Ideal days in sprint planning

The goal, then, during sprint planning is to do your best to leave room for those distractions when mapping ideal days to the actual calendar. Our sprints on the MDN team are 12 business days long. When selecting tasks to attempt to accomplish during a sprint, we start by having each team member count up how many of those 12 days they will be available for work. This involves subtracting from that 12-day sprint any PTO days, company or local holidays, substantial meetings, and so forth.

When calculating my available days, I like to subtract a rough number of partial days to account for any appointments that I know I’ll have. We then typically subtract about 20% (or a day or two per sprint, although the actual amount varies from person to person based on how often they tend to get distracted and how quickly they rebound), to allow for distractions and sidetracking, and to cover typical administrative needs. The result is a rough estimate of the number of ideal days we’re available to work during the sprint.

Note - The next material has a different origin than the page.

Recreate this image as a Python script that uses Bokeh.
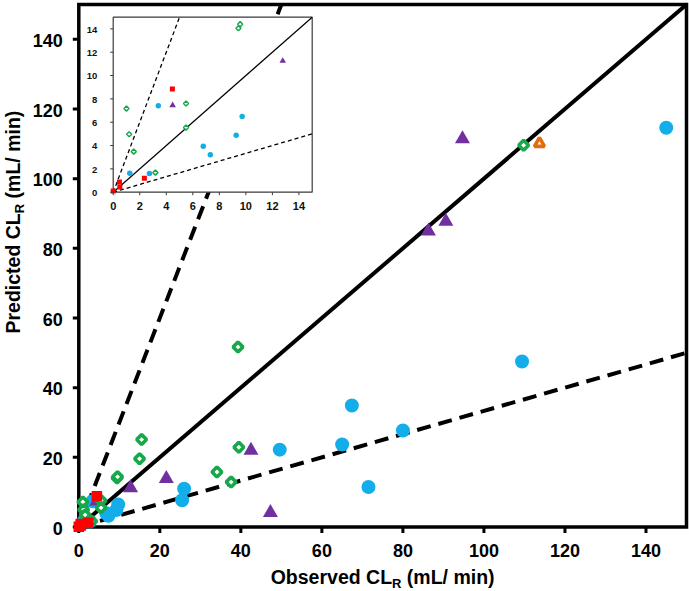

With that in hand, each member of the team can select a group of tasks that can probably be completed during the number of ideal days we estimate they’ll have available during the sprint. But we know going in that these estimates are in terms of ideal days, not actual business days, and that if anything unanticipated happens, the mapping of ideal days to actual days we did won’t match up anymore, causing the work to take longer than anticipated. This understanding is fundamental to how the system works; by going into each sprint knowing that our mapping of ideal days to actual days is subject to external influences beyond our control, we avoid many of the anxieties that come from having rigid or rigid-feeling schedules.

For your consideration

For example, let’s consider a standard 12-business-day MDN sprint which spans my birthday as well as Martin Luther King, Jr. Day, which is a US Federal holiday. During those 12 days, I also have two doctor appointments scheduled which will have me out of the office for roughly half a day total, and I have about a day’s worth of meetings on my schedule as of sprint planning time. Doing the math, then, we find that I have 8.5 days available to work.

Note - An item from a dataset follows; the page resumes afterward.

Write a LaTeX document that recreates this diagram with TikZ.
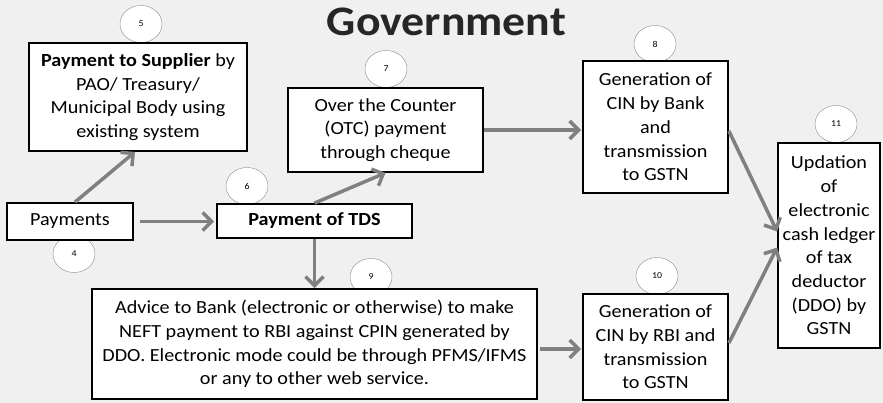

Knowing this, I then review the various task lists and find a total of around 8 to 8.5 days worth of work to do. Perhaps a little less if I think the odds are good that more time will be occupied with other things than the calendar suggests. For example, if my daughter is sick, there’s a decent chance I will be too in a few days, so I might take on just a little less work for the sprint.

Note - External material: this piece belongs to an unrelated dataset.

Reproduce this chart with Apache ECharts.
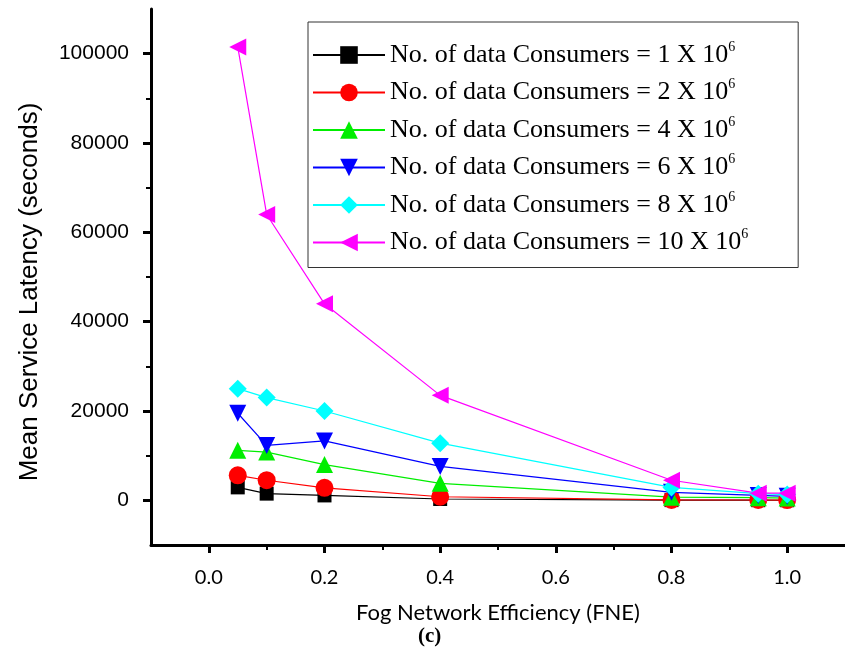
<!DOCTYPE html>
<html>
<head>
<meta charset="utf-8">
<script src="https://cdn.jsdelivr.net/npm/echarts@6/dist/echarts.min.js"></script>
<style>
  html, body { margin: 0; padding: 0; background: #fff; }
  #dom { width: 845px; height: 664px; }
</style>
</head>
<body>
<div id="dom"></div>
<script>
// fog network efficiency (x) and mean latency per consumer count
const fne = [0.05, 0.1, 0.2, 0.4, 0.8, 0.95, 1.0];
const consumers = [1, 2, 4, 6, 8, 10];
const lat1 = [2900, 1500, 1100, 300, 50, 30, 20];
const lat2 = [5600, 4500, 2800, 800, 100, 80, 60];
const lat4 = [11200, 10800, 8000, 3800, 700, 600, 500];
const lat6 = [19500, 12300, 13300, 7600, 1800, 1100, 900];
const lat8 = [25000, 23000, 20000, 12800, 2900, 1500, 1300];
const lat10 = [101500, 64000, 44000, 23500, 4500, 1600, 1600];
const yMajor = [0, 20000, 40000, 60000, 80000, 100000];
const yMinor = [10000, 30000, 50000, 70000, 90000];
const xMajor = [0, 0.2, 0.4, 0.6, 0.8, 1.0];
const xMinor = [0.1, 0.3, 0.5, 0.7, 0.9];

const latencies = [lat1, lat2, lat4, lat6, lat8, lat10];
const colors = ['#000000', '#ff0000', '#00ee00', '#0000ff', '#00ffff', '#ff00ff'];
const symbols = ['rect', 'circle', 'triangle', 'triangle', 'diamond', 'triangle'];
const rotates = [0, 0, 0, 180, 0, 90];
const sizes = [14, 18, 17, 17, 18, 17];

let series = consumers.map((c, i) => ({
  name: 'No. of data Consumers = ' + c + ' X 10',
  type: 'line',
  data: fne.map((x, j) => [x, latencies[i][j]]),
  symbol: symbols[i],
  symbolRotate: rotates[i],
  symbolSize: sizes[i],
  color: colors[i],
  lineStyle: { width: 1.2, color: colors[i] },
  itemStyle: { color: colors[i] }
}));

let option = {
  animation: false,
  grid: { left: 151, top: 9, right: -9, bottom: 119, containLabel: false },
  legend: {
    orient: 'vertical',
    left: 308,
    top: 22,
    padding: [18, 50, 10, 4],
    borderColor: '#333',
    borderWidth: 1,
    itemWidth: 72,
    itemHeight: 22,
    itemGap: 7.5,
    itemTextGap: 13,
    formatter: name => name + '{sup|6}',
    textStyle: {
      fontFamily: 'Liberation Serif',
      fontSize: 26,
      lineHeight: 30,
      color: '#000',
      rich: {
        sup: { fontFamily: 'Liberation Serif', fontSize: 14, lineHeight: 14, verticalAlign: 'top', color: '#000' }
      }
    },
    data: series.map(s => s.name)
  },
  xAxis: [
    {
      type: 'value',
      min: -0.1,
      max: 1.1,
      interval: 0.1,
      name: 'Fog Network Efficiency (FNE)',
      nameLocation: 'middle',
      nameGap: 57,
      nameTextStyle: { fontFamily: 'Lato', fontSize: 22, color: '#000' },
      axisLine: { onZero: false, lineStyle: { color: '#000', width: 3 } },
      axisTick: { customValues: xMajor, length: 8, lineStyle: { width: 3 } },
      axisLabel: {
        customValues: xMajor,
        margin: 23,
        fontFamily: 'Lato',
        fontSize: 20,
        color: '#000',
        formatter: v => v.toFixed(1)
      },
      splitLine: { show: false }
    },
    {
      type: 'value',
      position: 'bottom',
      min: -0.1,
      max: 1.1,
      interval: 0.1,
      axisLine: { show: false, onZero: false },
      axisTick: { customValues: xMinor, length: 5, lineStyle: { color: '#000', width: 2 } },
      axisLabel: { show: false },
      splitLine: { show: false }
    }
  ],
  yAxis: [
    {
      type: 'value',
      min: -10000,
      max: 110000,
      interval: 10000,
      name: 'Mean Service Latency (seconds)',
      nameLocation: 'middle',
      nameGap: 108,
      nameTextStyle: { fontFamily: 'Liberation Sans', fontSize: 26, color: '#000', padding: [0, 30, 0, 0] },
      axisLine: { show: true, onZero: false, lineStyle: { color: '#000', width: 3 } },
      axisTick: { customValues: yMajor, length: 8, lineStyle: { width: 3 } },
      axisLabel: {
        customValues: yMajor,
        margin: 22,
        fontFamily: 'Liberation Sans',
        fontSize: 21,
        color: '#000',
        formatter: v => String(v)
      },
      splitLine: { show: false }
    },
    {
      type: 'value',
      position: 'left',
      min: -10000,
      max: 110000,
      interval: 10000,
      axisLine: { show: false, onZero: false },
      axisTick: { customValues: yMinor, length: 5, lineStyle: { color: '#000', width: 2 } },
      axisLabel: { show: false },
      splitLine: { show: false }
    }
  ],
  graphic: [
    {
      type: 'text',
      left: 418,
      top: 626,
      style: { text: '(c)', fontFamily: 'Liberation Serif', fontWeight: 'bold', fontSize: 21, fill: '#000' }
    }
  ],
  series: series
};

let dom = echarts.init(document.getElementById('dom'));
dom.setOption(option);
</script>
</body>
</html>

As the sprint begins, then, I have an estimated 8 ideal days worth of work to do during the 12-day sprint. Because of the “ideal day” system, everyone on the team knows that if there are any additional interruptions—even short ones—the odds of completing everything on the list are reduced. As such, this system not only helps make it easier to estimate how long tasks will take, but also helps to reinforce with colleagues that we need to stay focused as much as possible, in order to finish everything on time.

If I don’t finish everything on the sprint plan by the end of the sprint, we will discuss it briefly during our end-of-sprint review to see if there’s any adjustment we need to make in future planning sessions, but it’s done with the understanding that life happens, and that sometimes delays just can’t be anticipated or avoided.

On the other hand, if I happen to finish before the sprint is over, I have time to get extra work done, so I go back to the task lists, or to my list of things I want to get done that are not on the priority list right now, and work on those things through the end of the sprint. That way, I’m able to continue to be productive regardless of how accurate my time estimates are.

I can work with this

In general, I really like this way of estimating task schedules. It does a much better job of allowing for the way I work than any other system I’ve been asked to work within. It’s not perfect, and the overhead is a little higher than I’d like, but by and large it does a pretty god job. That’s not to say we won’t try another, possibly better, way of handling the planning process in the future

But for now, my work days are as ideal as can be.